Iron ore inventories in the Chinese portside market fell by 2.8 million tonnes to 145.50 million tonnes in the week ending Friday April 18, in line with an uptick in demand from end users, according to a local information provider.
An 80,000-tonne cargo of 62.5% Fe Pilbara Blend lump, with a laycan between May 25-June 3, was traded on a trading platform at the June average of a 62% Fe index plus a lump premium of $0.1525 per dry metric tonne unit (dmtu).
A second trader in Singapore told Fastmarkets that iron ore lump premiums had remained particularly stable – at around $0.1450-0.1550 per dmtu – over the past month, despite the recent uptick in domestic coke prices.
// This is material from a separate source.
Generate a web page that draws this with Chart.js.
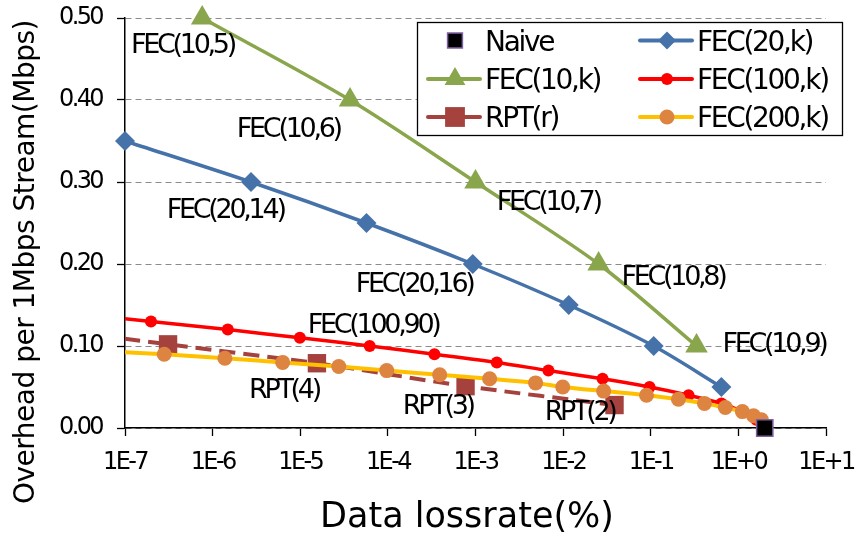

The trader said most market participants were not expecting to see a continued rally in coke prices because the first round of upward adjustments only took place in the second trading week of April, which should mean that sintering costs remain relatively stable in the coming weeks.
Pellet feed, concentrates Pellet feed premiums continued to hold steady at $0.50 per tonne based on a 65% Fe index, in line with the limited liquidity in the seaborne market.
Sources said the uptick in steelmaking margins in second half April had not, so far, translated into stronger demand for iron ore pellet cargoes in the portside market.
The cost of sintering remains low despite the first round of coke price increase, so there is still no added cost efficiency in switching to the use of pellets at current prices, a second trader in Beijing said.
Fastmarkets’ iron ore indices 62% Fe fines, cfr Qingdao:$100.62 per tonne, up $1.54 per tonne 62% Fe low-alumina fines, cfr Qingdao:$100.21 per tonne, up $1.54 per tonne 58% Fe fines high-grade premium, cfr Qingdao:$87.43 per tonne, up $1.48 per tonne 65% Fe Brazil-origin fines, cfr Qingdao:$113.48 per tonne, up $1.49 per tonne 62.5% Fe Australia-origin lump ore premium, cfr Qingdao:$0.1500 per dry metric tonne unit (dmtu),up $0.0100 per dmtu 62% Fe fines, fot Qingdao:788 yuan per wet metric tonne (implied 62% Fe China Port Price:$99.45 per dry tonne), unchanged 67.5% Fe pellet feed premium, cfr Qingdao:$0.50 per tonne, unchanged 67.5% Fe pellet feed, cfr Qingdao:$117.35 per tonne, up $0.60 per tonne 65% Fe concentrate premium, cfr Qingdao:$(5.20) per tonne, down $0.10 per tonne 65% Fe concentrate, cfr Qingdao:$106.70 per tonne, up $0.50 per tonne
Trades/offers/bids heard in the market Rio Tinto, global ORE, 80,000 tonnes of 62.5% Fe Pilbara Blend lump, traded at the June average of a 62% Fe index plus a lump premium of $0.1525 per dry metric tonne per unit, laycan May 25-June 3
Vale, tender, 170,000 tonnes of 63.24% Fe Pellet feed iron Tubarao, traded at May average of 62% Fe iron ore fines index with a discount of 2.9%, bill of lading dated April 18
BHP, tender, 196,550 tonnes of 59.03% Fe Jingbao fines, traded at the May average of two 62% Fe iron ore fines indices with a discount of $5.92 per tonne, bill of lading dated April 21
Market participant indications Fastmarkets’ index for iron ore 62% Fe fines CFR Qingdao Pilbara Blend fines: $100.40-101.24 per tonne Brazilian Blend fines: $99.86-100.45 per tonne Newman fines: $97.50-98.34 per tonne Mac fines: $96.84-97.84 per tonne Jimblebar fines: $93.50-94.84 per tonne
Fastmarkets’ index for iron ore 67.5% Fe Pellet Feed Premium, CFR Qingdao Minas Rio BFPF Pellet Feed: $(3.50)-(5.00) per tonne Atacama CNN Pellet Feed: $(2.00)-(3.00) per tonne Romeral Pellet Feed: $(2.00)-(2.50) per tonne Shougang Hierro Peru 70: $0.50-0.60 per tonne Kaunis Pellet Feed: $0.00-1.00 per tonne Metinvest 68% Pellet Feed: $(2.50)-(3.00) per tonne
Fastmarkets’ index for iron ore 65% Fe Concentrate Premium, CFR Qingdao Citic Pacific Concentrate: $(4.50) per tonne Karara Concentrate: $(6.89) per tonne Metinvest SevGok Concentrate: $(4.20)-(5.50) per tonne
Port prices Pilbara Blend fines were traded at 771-790 yuan per wmt in Shandong province, Tianjin city, and in the port of Tangshan city on Wednesday, compared with 767-771 yuan per wmt on Tuesday.
The latest range is equivalent to about $97-100 per tonne in the seaborne market.
Dalian Commodity Exchange The most-traded September iron ore futures contract on the exchange closed at 727.50 yuan ($100) per tonne on Wednesday, up by 16.50 yuan per tonne from the previous closing price.